Patrick: We’re building for someone at an institution or a library or a class who could set it up for a group of students. That’s a somewhat technical user, because DH Box still requires a certain amount of configuration to set it up for a group, and then everyone in that group can be an “end user” and just use it, without any particular technical knowledge.

Stephen: What would you say you’ve gotten out of working on DH Box, as a graduate student and as a researcher?

Patrick: I feel like I’ve gotten a ton out of working on this project. And I think this is an interesting thing about digital humanities projects in general: many of them tend to be very experimental and I feel like they really help people who work on them to grow as scholars, or as technologists. When I started working on DH Box, I’d done some technology consulting work before my Ph.D., and that was useful when working on the initial NEH grant. But I really hadn’t done much in the way of really technical work, like working with Python or working with web apps, or knowing about ports and protocols. And stuff like Linux, I use Linux all the time now, it’s one of my go-tos for…

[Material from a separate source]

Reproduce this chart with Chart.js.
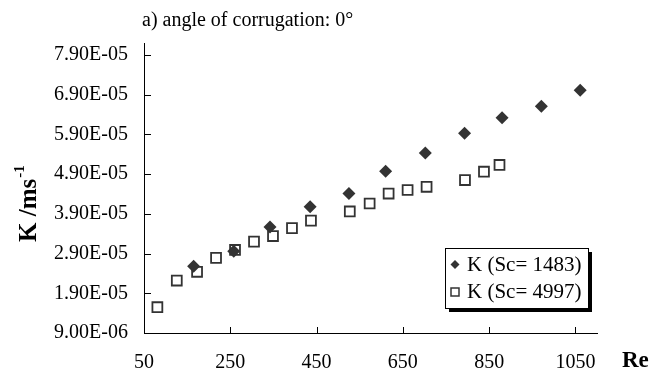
<!DOCTYPE html>
<html>
<head>
<meta charset="utf-8">
<script src="https://cdn.jsdelivr.net/npm/chart.js@4/dist/chart.umd.min.js"></script>
<style>
  html, body { margin: 0; padding: 0; background: #fff; }
  #wrap { width: 652px; height: 375px; }
</style>
</head>
<body>
<div id="wrap"><canvas id="chart" width="652" height="375"></canvas></div>
<script>
// Re values and mass transfer coefficients
const reSc1483 = [165, 258, 342, 435, 525, 610, 702, 793, 880, 971, 1061];
const kSc1483 = [2.58e-5, 2.96e-5, 3.57e-5, 4.08e-5, 4.41e-5, 4.97e-5, 5.43e-5, 5.93e-5, 6.32e-5, 6.61e-5, 7.01e-5];

const reSc4997 = [81, 126, 173, 217, 261, 305, 349, 393, 437, 527, 573, 617, 661, 705, 794, 838, 874];
const kSc4997 = [1.55e-5, 2.22e-5, 2.44e-5, 2.79e-5, 2.99e-5, 3.20e-5, 3.34e-5, 3.54e-5, 3.73e-5, 3.96e-5, 4.16e-5, 4.41e-5, 4.50e-5, 4.58e-5, 4.75e-5, 4.96e-5, 5.13e-5];

const seriesLabels = ['K (Sc= 1483)', 'K (Sc= 4997)'];

const xTickValues = [50, 250, 450, 650, 850, 1050];
const yTickValues = [9.0e-6, 1.9e-5, 2.9e-5, 3.9e-5, 4.9e-5, 5.9e-5, 6.9e-5, 7.9e-5];
const yTickLabels = ['9.00E-06', '1.90E-05', '2.90E-05', '3.90E-05', '4.90E-05', '5.90E-05', '6.90E-05', '7.90E-05'];

const titleText = 'a) angle of corrugation: 0°';
const serif = '"Liberation Serif", "Times New Roman", serif';
const ink = '#333';

function toPoints(xs, ys) {
  return xs.map((x, i) => ({ x, y: ys[i] }));
}

// inside tick marks, titles and the boxed legend
const decorPlugin = {
  id: 'decor',
  afterDraw(chart) {
    const ctx = chart.ctx;
    const xs = chart.scales.x;
    const ys = chart.scales.y;
    const area = chart.chartArea;
    ctx.save();

    ctx.strokeStyle = '#000';
    ctx.lineWidth = 1;
    ctx.beginPath();
    xTickValues.forEach(v => {
      const px = Math.round(xs.getPixelForValue(v)) + 0.5;
      ctx.moveTo(px, area.bottom);
      ctx.lineTo(px, area.bottom - 6);
    });
    yTickValues.forEach(v => {
      const py = Math.round(ys.getPixelForValue(v)) + 0.5;
      ctx.moveTo(area.left, py);
      ctx.lineTo(area.left + 7, py);
    });
    ctx.stroke();

    // title
    ctx.fillStyle = '#000';
    ctx.font = '20px ' + serif;
    ctx.textBaseline = 'alphabetic';
    ctx.textAlign = 'left';
    ctx.fillText(titleText, area.left - 2, 26);

    // x axis title
    ctx.font = 'bold 23px ' + serif;
    ctx.fillText('Re', 622, 367);

    // y axis title with superscript
    ctx.save();
    ctx.translate(36, 242);
    ctx.rotate(-Math.PI / 2);
    ctx.font = 'bold 25px ' + serif;
    ctx.fillText('K /ms', 0, 0);
    const w = ctx.measureText('K /ms').width;
    ctx.font = 'bold 15px ' + serif;
    ctx.fillText('-1', w + 1, -12);
    ctx.restore();

    // legend box
    const lx = 445, ly = 248, lw = 143, lh = 60;
    ctx.fillStyle = '#000';
    ctx.fillRect(lx + 4, ly + 4, lw, lh);
    ctx.fillStyle = '#fff';
    ctx.fillRect(lx, ly, lw, lh);
    ctx.strokeStyle = '#000';
    ctx.strokeRect(lx + 0.5, ly + 0.5, lw, lh);

    ctx.font = '21px ' + serif;
    ctx.textBaseline = 'middle';
    // diamond entry
    ctx.fillStyle = ink;
    ctx.beginPath();
    ctx.moveTo(455, 260); ctx.lineTo(459.5, 264.5); ctx.lineTo(455, 269); ctx.lineTo(450.5, 264.5);
    ctx.closePath();
    ctx.fill();
    ctx.fillStyle = '#000';
    ctx.fillText(seriesLabels[0], 467, 265);
    // square entry
    ctx.strokeStyle = ink;
    ctx.lineWidth = 1.5;
    ctx.strokeRect(451, 288, 8, 8);
    ctx.fillText(seriesLabels[1], 467, 292);

    ctx.restore();
  }
};

new Chart(document.getElementById('chart'), {
  type: 'scatter',
  data: {
    datasets: [
      {
        label: seriesLabels[0],
        data: toPoints(reSc1483, kSc1483),
        pointStyle: 'rectRot',
        pointRadius: 6.5,
        pointHoverRadius: 6.5,
        backgroundColor: ink,
        borderColor: ink,
        borderWidth: 0
      },
      {
        label: seriesLabels[1],
        data: toPoints(reSc4997, kSc4997),
        pointStyle: 'rect',
        pointRadius: 7,
        pointHoverRadius: 7,
        backgroundColor: '#fff',
        borderColor: ink,
        borderWidth: 1.8
      }
    ]
  },
  options: {
    responsive: false,
    animation: false,
    devicePixelRatio: 1,
    layout: { padding: { top: 43, right: 55, left: 0, bottom: 0 } },
    plugins: {
      legend: { display: false },
      tooltip: { enabled: false },
      title: { display: false }
    },
    scales: {
      x: {
        type: 'linear',
        min: 50,
        max: 1100,
        afterBuildTicks: (scale) => { scale.ticks = xTickValues.map(v => ({ value: v })); },
        afterFit: (scale) => { scale.height = 42; },
        grid: { drawOnChartArea: false, drawTicks: false },
        border: { display: true, color: '#000', width: 1 },
        ticks: {
          padding: 18,
          color: '#000',
          font: { family: serif, size: 20 },
          maxRotation: 0,
          callback: (v) => String(v)
        }
      },
      y: {
        type: 'linear',
        min: 9.0e-6,
        max: 8.2e-5,
        afterBuildTicks: (scale) => { scale.ticks = yTickValues.map(v => ({ value: v })); },
        afterFit: (scale) => { scale.width = 144; },
        grid: { drawOnChartArea: false, drawTicks: false },
        border: { display: true, color: '#000', width: 1 },
        ticks: {
          padding: 16,
          color: '#000',
          font: { family: serif, size: 20 },
          callback: (v, i) => yTickLabels[i]
        }
      }
    }
  },
  plugins: [decorPlugin]
});
</script>
</body>
</html>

Stephen: It is your go-to.

Patrick: [laughs] It is my go-to. And honestly it was really working on DH Box that brought me to that, because in order to work on DH Box, which uses Docker, I had to use Linux. I think nowadays you can use Docker on Windows or OSX, but Linux is really what it’s based on, and back then you had to use Linux to use Docker. And getting into Linux made me follow some other rabbitholes, learning about computers in general, learning about other programming languages like Lisp. And so I think that working on DH Box has started a bit of a landslide for me, where I kind of got brought into a whole world that I hadn’t really known existed.

Stephen: Yes…as for me, it’s a similar story, it’s taught me a lot about Docker, and containerization, and ports, and all that, which is all very useful for a lot of library applications; for instance digital scholarship centers should be using Docker, I think, more widely, and they probably will be. But also it’s taught me a lot about user experience and how difficult that is. You can do what you think users will like, and that has almost nothing to do with what users will actually do. UX is so iterative, and it’s certainly not intuitive to me, and it’s something I need to learn a lot more about.

Patrick: What’s next for DH Box?

Stephen: Well, we’re continuing work on it, we’re finding individual groups that are looking to do interesting things with the platform and building along with them. And we’ll see how it goes, and perhaps we’ll apply for another grant or two. We just had two great team members join us, Jojo Karlin for outreach and Jonathan Reeve at Columbia who is working on a corpus downloader. So we’re still full steam ahead for the project.